The way the OP did it was formulaic, relying on the the quadratic solution formula or the discriminant formula. Which is how I would have done it at school and many years after. but whether I remembered where the formula came from, I doubt. It is not that self-evident. Somehow just the formula is the one thing we all remember from school algebra, it is so dinned into us. Often useful, so I suppose worthwhile. on the other hand if math is about remembering formula... I propose the following set out which recalls the 'completing the square' idea which is behind the quadratic solution.

How to complete the square starting $(x^2 - 2kx ...$? Fairly obvious, soon giving us that the first equation can be written
$(x-k)^2 = 2(k+3)$
We see that real roots require $(k+3)≥0$ with equal roots when $≥$ is = .
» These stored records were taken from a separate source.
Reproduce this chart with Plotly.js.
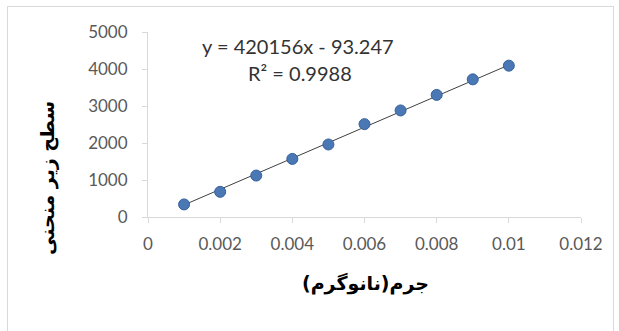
<!DOCTYPE html>
<html>
<head>
<meta charset="utf-8">
<script src="https://cdn.plot.ly/plotly-3.0.1.min.js"></script>
<style>
  html, body { margin: 0; padding: 0; background: #ffffff; }
  #wrap { position: relative; width: 619px; height: 331px; }
  #chart { width: 619px; height: 331px; }
  #frame { position: absolute; left: 7px; top: 6px; width: 607px; height: 330px;
           border: 1px solid #d9d9d9; box-sizing: border-box; pointer-events: none; }
</style>
</head>
<body>
<div id="wrap">
  <div id="chart"></div>
  <div id="frame"></div>
</div>
<script>
// Data
const mass = [0.001, 0.002, 0.003, 0.004, 0.005, 0.006, 0.007, 0.008, 0.009, 0.01];
const area = [340, 680, 1120, 1570, 1960, 2510, 2880, 3300, 3720, 4090];

// Linear trendline as printed on the chart
const slope = 420156;
const intercept = -93.247;
const rSquared = 0.9988;
const trendX = [0.001, 0.01];
const trendY = trendX.map(x => slope * x + intercept);

const xTicks = [0, 0.002, 0.004, 0.006, 0.008, 0.01, 0.012];
const xTickText = ['0', '0.002', '0.004', '0.006', '0.008', '0.01', '0.012'];
const yTicks = [0, 1000, 2000, 3000, 4000, 5000];
const yTickText = ['0', '1000', '2000', '3000', '4000', '5000'];

const xTitle = 'جرم(نانوگرم)';
const yTitle = 'سطح زیر منحنی';

const tickFont = { family: 'Lato, "Open Sans", sans-serif', size: 17, color: '#595959' };

const traces = [
  {
    x: trendX, y: trendY, type: 'scatter', mode: 'lines',
    line: { color: '#404040', width: 1 }, hoverinfo: 'skip', showlegend: false
  },
  {
    x: mass, y: area, type: 'scatter', mode: 'markers',
    marker: { size: 11, color: '#4a78b4', line: { color: '#35609c', width: 1 } },
    showlegend: false
  }
];

// plot area: x 148..581 px, y 32..217 px
const px = v => (v - 148) / 433;
const py = v => (217 - v) / 185;

const layout = {
  width: 619, height: 331,
  margin: { l: 148, r: 38, t: 32, b: 114 },
  paper_bgcolor: '#ffffff', plot_bgcolor: '#ffffff',
  showlegend: false,
  xaxis: {
    range: [0, 0.012], tickvals: xTicks, ticktext: xTickText,
    showgrid: false, zeroline: false,
    showline: true, linecolor: '#d9d9d9', linewidth: 1,
    ticks: 'outside', ticklen: 5, tickcolor: '#d9d9d9',
    tickfont: tickFont, ticklabelstandoff: 7
  },
  yaxis: {
    range: [0, 5000], tickvals: yTicks, ticktext: yTickText,
    showgrid: false, zeroline: false,
    showline: true, linecolor: '#d9d9d9', linewidth: 1,
    ticks: 'outside', ticklen: 5, tickcolor: '#d9d9d9',
    tickfont: tickFont, ticklabelstandoff: 11
  },
  annotations: [
    { text: 'y = ' + slope + 'x - ' + Math.abs(intercept), xref: 'paper', yref: 'paper',
      x: px(298), y: py(46), xanchor: 'center', yanchor: 'middle', showarrow: false,
      font: { family: 'Lato, "Open Sans", sans-serif', size: 20, color: '#333333' } },
    { text: 'R² = ' + rSquared, xref: 'paper', yref: 'paper',
      x: px(300), y: py(73), xanchor: 'center', yanchor: 'middle', showarrow: false,
      font: { family: 'Lato, "Open Sans", sans-serif', size: 20, color: '#333333' } },
    { text: '<b>' + xTitle + '</b>', xref: 'paper', yref: 'paper',
      x: px(365), y: py(283), xanchor: 'center', yanchor: 'middle', showarrow: false,
      font: { family: '"DejaVu Sans", sans-serif', size: 19, color: '#000000' } },
    { text: '<b>' + yTitle + '</b>', xref: 'paper', yref: 'paper', textangle: -90,
      x: px(47), y: py(178), xanchor: 'center', yanchor: 'middle', showarrow: false,
      font: { family: '"DejaVu Sans", sans-serif', size: 19, color: '#000000' } }
  ]
};

Plotly.newPlot('chart', traces, layout, { staticPlot: true, displayModeBar: false });
</script>
</body>
</html>
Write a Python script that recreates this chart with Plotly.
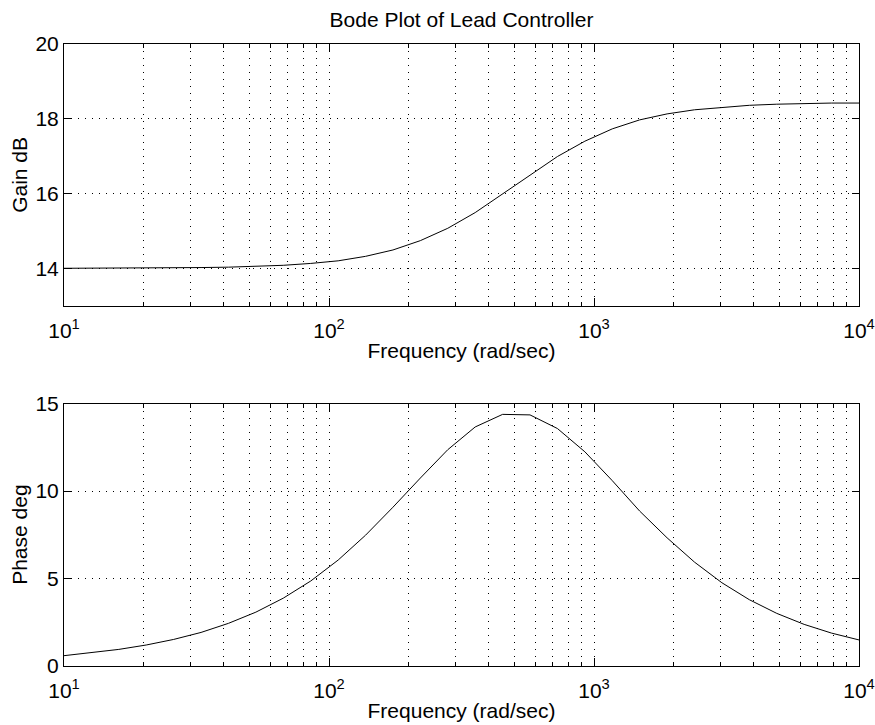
import plotly.graph_objects as go

# Frequencies (rad/sec)
freq = [10.0, 12.69, 16.10, 20.43, 25.93, 32.90, 41.75, 52.98, 67.23, 85.32,
        108.3, 137.4, 174.3, 221.2, 280.7, 356.2, 452.0, 573.6, 727.9, 923.7,
        1172, 1487, 1887, 2395, 3039, 3857, 4894, 6210, 7881, 10000]

gain_db = [14.00, 14.00, 14.01, 14.01, 14.01, 14.02, 14.03, 14.05, 14.08, 14.13,
           14.20, 14.32, 14.49, 14.74, 15.07, 15.49, 15.99, 16.50, 16.99, 17.40,
           17.73, 17.97, 18.13, 18.24, 18.31, 18.36, 18.39, 18.41, 18.42, 18.42]

phase_deg = [0.59, 0.75, 0.95, 1.20, 1.52, 1.92, 2.44, 3.08, 3.88, 4.86,
             6.06, 7.48, 9.08, 10.75, 12.37, 13.67, 14.39, 14.36, 13.58, 12.25,
             10.60, 8.86, 7.33, 5.94, 4.76, 3.79, 3.01, 2.38, 1.88, 1.49]

x_tickvals = [10, 100, 1000, 10000]
x_ticktext = ["10<sup>1</sup>", "10<sup>2</sup>", "10<sup>3</sup>", "10<sup>4</sup>"]
x_minor = [m * 10 ** e for e in range(1, 4) for m in range(2, 10)]
gain_ticks = [14, 16, 18, 20]
phase_ticks = [0, 5, 10, 15]

FONT = "Liberation Sans, Arial, Helvetica, sans-serif"
FS = 21
DOT = "1px,6px"

W, H = 875, 725
ML, MR, MT, MB = 64, 16, 43.7, 59.3
PW = W - ML - MR

fig = go.Figure()
fig.add_trace(go.Scatter(x=freq, y=gain_db, mode="lines",
                         line=dict(color="black", width=1),
                         xaxis="x", yaxis="y", showlegend=False))
fig.add_trace(go.Scatter(x=freq, y=phase_deg, mode="lines",
                         line=dict(color="black", width=1),
                         xaxis="x2", yaxis="y2", showlegend=False))

def xaxis_cfg(anchor):
    return dict(
        type="log", range=[1, 4], anchor=anchor, domain=[0, 1], automargin=False,
        tickmode="array", tickvals=x_tickvals, ticktext=x_ticktext,
        ticks="inside", ticklen=8, tickcolor="black", tickwidth=1,
        ticklabelstandoff=6,
        showline=True, linecolor="black", linewidth=1, mirror="ticks",
        showgrid=True, gridcolor="black", gridwidth=1, griddash=DOT,
        minor=dict(tickmode="array", tickvals=x_minor, ticks="inside", ticklen=4,
                   tickcolor="black", showgrid=True, gridcolor="black",
                   gridwidth=1, griddash=DOT),
        zeroline=False,
        tickfont=dict(family=FONT, size=FS, color="black"),
        title=dict(text="Frequency (rad/sec)", standoff=2,
                   font=dict(family=FONT, size=FS, color="black")),
    )

def yaxis_cfg(anchor, dom, rng, ticks):
    return dict(
        range=rng, anchor=anchor, domain=dom, automargin=False,
        tickmode="array", tickvals=ticks,
        ticks="inside", ticklen=7, tickcolor="black", tickwidth=1,
        showline=True, linecolor="black", linewidth=1, mirror="ticks",
        showgrid=True, gridcolor="black", gridwidth=1, griddash=DOT,
        zeroline=False,
        tickfont=dict(family=FONT, size=FS, color="black"),
    )

top_dom = [0.5793, 1.0]
bot_dom = [0.0, 0.4217]

fig.update_layout(
    width=W, height=H,
    margin=dict(l=ML, r=MR, t=MT, b=MB, autoexpand=False),
    paper_bgcolor="white", plot_bgcolor="white",
    title=dict(text="Bode Plot of Lead Controller", x=0.5, xref="paper",
               xanchor="center", y=1 - 20 / H, yref="container", yanchor="middle",
               font=dict(family=FONT, size=FS, color="black")),
    xaxis=xaxis_cfg("y"),
    yaxis=yaxis_cfg("x", top_dom, [13, 20], gain_ticks),
    xaxis2=xaxis_cfg("y2"),
    yaxis2=yaxis_cfg("x2", bot_dom, [0, 15], phase_ticks),
)

# y-axis titles placed as in the reference (MATLAB lets them overlap tick labels)
ytitle_x = (20 - ML) / PW
for text, dom in [("Gain dB", top_dom), ("Phase deg", bot_dom)]:
    fig.add_annotation(text=text, textangle=-90, xref="paper", yref="paper",
                       x=ytitle_x, y=(dom[0] + dom[1]) / 2,
                       xanchor="center", yanchor="middle", showarrow=False,
                       font=dict(family=FONT, size=FS, color="black"))

# remove the default page margin so the figure fills the 875x725 window exactly
fig.write_html("out.html",
               config={"displayModeBar": False},
               post_script="document.body.style.margin='0';"
                           "document.documentElement.style.overflow='hidden';")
And completing the square in the second given expression starting $(x^2+6x ... )$? We get
$(x^2+6x+9)=9+(3+k)$
$(x+3)^2=9 +(3+k)$

For this to have real roots, the expression on the right must be positive. But if $(3+k)≥0$ as established in the first part of the argument, then certainly it is, so that the equation has real roots.

Some Profs might prefer this way of setting out the argument. So some smart students might do it that way. Maybe some supersmart students might work it out your way, and then rewrite it my way, which of course is saying exactly the same things but is more explicit.